Reserves estimation is a process that is constantly updated during the life of a reservoir. Its accuracy depends on the amount of data available and the method of forecast. Analytical models or rate transient analysis (RTA) methods are widely used for history matching and production forecast of unconventional reservoirs. Numerical simulation is also used for estimating ultimate recovery. Different relations have been introduced to model the rate/time behavior in unconventional plays as an alternative to the Arps’ decline curve analysis to address shortcomings when matching production history. Modified hyperbolic decline, power-law exponential decline (PLED), stretched-exponential decline (SEPD), Duong's method, and logistic-growth model (LGM) are developed for forecasting the production in shale reservoirs, but all are based on empirical observations of a particular scenario.
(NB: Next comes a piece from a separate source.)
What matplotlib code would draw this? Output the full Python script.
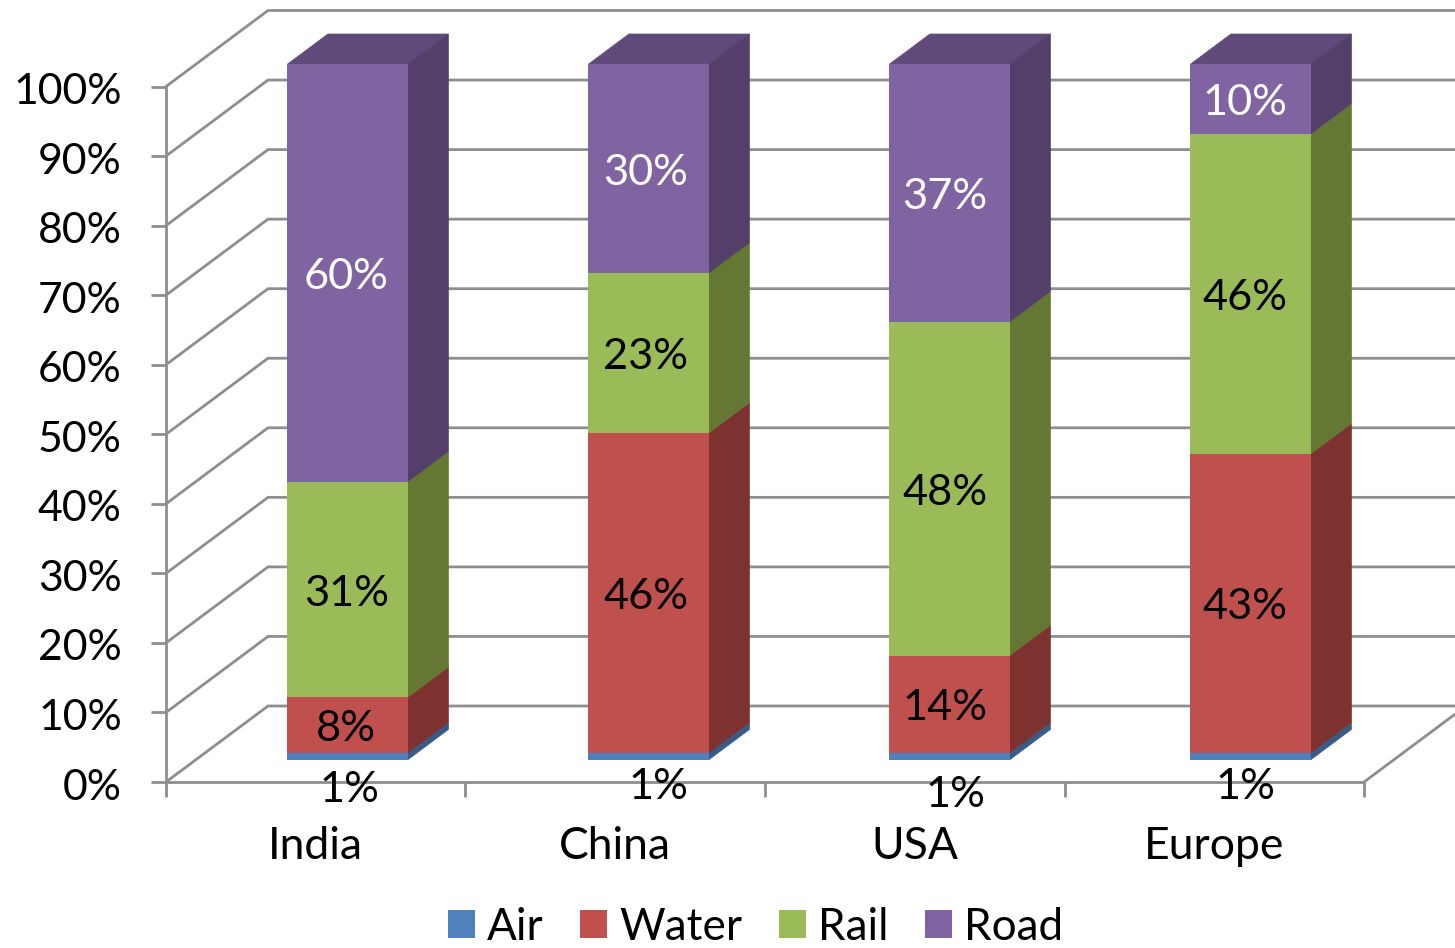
import matplotlib
matplotlib.use("Agg")
import matplotlib.pyplot as plt
from matplotlib.patches import Patch
from matplotlib.transforms import ScaledTranslation
import numpy as np

categories = ["India", "China", "USA", "Europe"]
series_names = ["Air", "Water", "Rail", "Road"]
air = [1, 1, 1, 1]
water = [8, 46, 14, 43]
rail = [31, 23, 48, 46]
road = [60, 30, 37, 10]
y_ticks = [0, 10, 20, 30, 40, 50, 60, 70, 80, 90, 100]

front_colors = ["#4F81BD", "#C0504D", "#9BBB59", "#8064A2"]
side_colors = ["#385B88", "#7D3230", "#647733", "#533F6A"]
top_color = "#604A7B"
grid_color = "#8E8E8E"
label_colors = ["black", "black", "black", "white"]
FONT = "Lato"
FS_TICK = 30.8
FS_CAT = 32
FS_LABEL = 31.2
FS_LEGEND = 31.8

W, H = 1455, 948
UX, UY = 299.5, 6.955      # pixels per category / per percent
X0, Y0 = 315.75, 782       # pixel position of first category / of 0 %
DX, DY = 102 / UX, 76 / UY # chart depth in data units
BAR_W = 120.5 / UX
BAR_STEP = 301 / UX
D_FRONT, D_BACK = 0.3, 0.7
LW = 2.0

fig = plt.figure(figsize=(W / 100, H / 100), dpi=100, facecolor="white")
ax = fig.add_axes([0, 0, 1, 1])
ax.set_xlim(-X0 / UX, (W - X0) / UX)
ax.set_ylim((Y0 - H) / UY, Y0 / UY)
ax.patch.set_visible(False)

# axes
for s in ("top", "right"):
    ax.spines[s].set_visible(False)
x_left, x_right = -0.5, len(categories) - 0.5
ax.spines["left"].set_position(("data", x_left))
ax.spines["left"].set_bounds(0, 100)
ax.spines["bottom"].set_position(("data", 0))
ax.spines["bottom"].set_bounds(x_left, x_right)
for s in ("left", "bottom"):
    ax.spines[s].set_color(grid_color)
    ax.spines[s].set_linewidth(LW)

ax.set_yticks(y_ticks)
ax.set_yticklabels([f"{v}%" for v in y_ticks], fontname=FONT, fontsize=FS_TICK)
ax.tick_params(axis="y", length=10.8, width=LW, color=grid_color, pad=21)
ax.set_xticks(range(len(categories)))
ax.set_xticklabels(categories, fontname=FONT, fontsize=FS_CAT)
ax.set_xticks(np.arange(x_left, x_right + 1), minor=True)
ax.tick_params(axis="x", which="major", length=0, pad=31.5)
ax.tick_params(axis="x", which="minor", length=10.8, width=LW, color=grid_color)
shift = ScaledTranslation(0, -2 / 100, fig.dpi_scale_trans)
for lab in ax.get_yticklabels():
    lab.set_transform(lab.get_transform() + shift)

# walls and floor
for v in y_ticks:
    ax.plot([x_left, x_left + DX, x_right + DX], [v, v + DY, v + DY],
            color=grid_color, lw=LW, zorder=1, solid_joinstyle="miter")
ax.plot([x_right, x_right + DX], [0, DY], color=grid_color, lw=LW, zorder=1)

# bars
stack = np.array([air, water, rail, road], dtype=float)
bottoms = np.vstack([np.zeros(stack.shape[1]), np.cumsum(stack, axis=0)[:-1]])
xpos = np.arange(len(categories)) * BAR_STEP
fx = xpos + D_FRONT * DX + 1 / UX
fy = D_FRONT * DY - 0.7 / UY
sx = (D_BACK - D_FRONT) * DX
sy = (D_BACK - D_FRONT) * DY
label_dx = [-1, -2.5, -4.5, -5]     # pixel nudges of the labels per category
one_pct_pos = [(2, 8), (10, 5), (6, 13), (-5, 5)]  # nudges of the hand-moved 1 % labels
PT = 0.72

for k in range(stack.shape[0]):
    ax.bar(fx, stack[k], width=BAR_W, bottom=bottoms[k] + fy,
           color=front_colors[k], linewidth=0, zorder=3)
    for i in range(len(categories)):
        r = fx[i] + BAR_W / 2
        b0 = bottoms[k, i] + fy
        b1 = b0 + stack[k, i]
        ax.fill([r, r + sx, r + sx, r], [b0, b0 + sy, b1 + sy, b1],
                color=side_colors[k], linewidth=0.5, zorder=2.9)
        if k == stack.shape[0] - 1:
            l = r - BAR_W
            ax.fill([l, r, r + sx, l + sx], [b1, b1, b1 + sy, b1 + sy],
                    color=top_color, linewidth=0.5, zorder=2.8)
        cy = b0 + stack[k, i] / 2
        if k == 0:
            ox, oy = one_pct_pos[i]
            ax.annotate(f"{int(stack[k, i])}%", (fx[i], bottoms[k, i]), xytext=(ox * PT, -oy * PT),
                        textcoords="offset points", ha="center", va="center",
                        fontname=FONT, fontsize=FS_LABEL, color="black", zorder=5)
        else:
            ax.annotate(f"{int(stack[k, i])}%", (fx[i], cy), xytext=(label_dx[i] * PT, -4 * PT),
                        textcoords="offset points", ha="center", va="center",
                        fontname=FONT, fontsize=FS_LABEL, color=label_colors[k], zorder=5)

handles = [Patch(facecolor=c, edgecolor="none", label=n) for c, n in zip(front_colors, series_names)]
ax.legend(handles=handles, ncol=4, loc="center", bbox_to_anchor=(755.5 / W, 1 - 927 / H),
          frameon=False, prop={"family": FONT, "size": FS_LEGEND},
          handlelength=0.62, handleheight=0.62, handletextpad=0.27,
          columnspacing=0.82, borderpad=0, borderaxespad=0)

fig.savefig("out.png", dpi=100)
In this study, different methods of history matching the production of hydraulically fractured unconventional reservoirs were investigated by forecasting future production and predicting EUR's to quantify the differences between them. The traditional Arps’ decline for low permeability reservoirs over-forecasts reserves. PLED, SEPD, LGM, and Duong's method were intended to represent the character of rate/time production data for the standard well completion in a multiple-fractured horizontal well in a shale play. These methods provide different forecasts as they have different equation forms. Unfortunately, all of them are not satisfactorily sufficient to forecast production for all unconventional reservoirs. The RTA analytical models required certain modifications of the reservoir and fracture parameters to provide optimistic EUR when compared to the numerical simulation.
Different methods for forecasting unconventional well data have been reviewed and compared in this work based on the production forecast and EUR prediction. Field case production data has been used to reveal the accuracy of the models, the similarity of reserves estimation, and the relationship to the reservoir theory.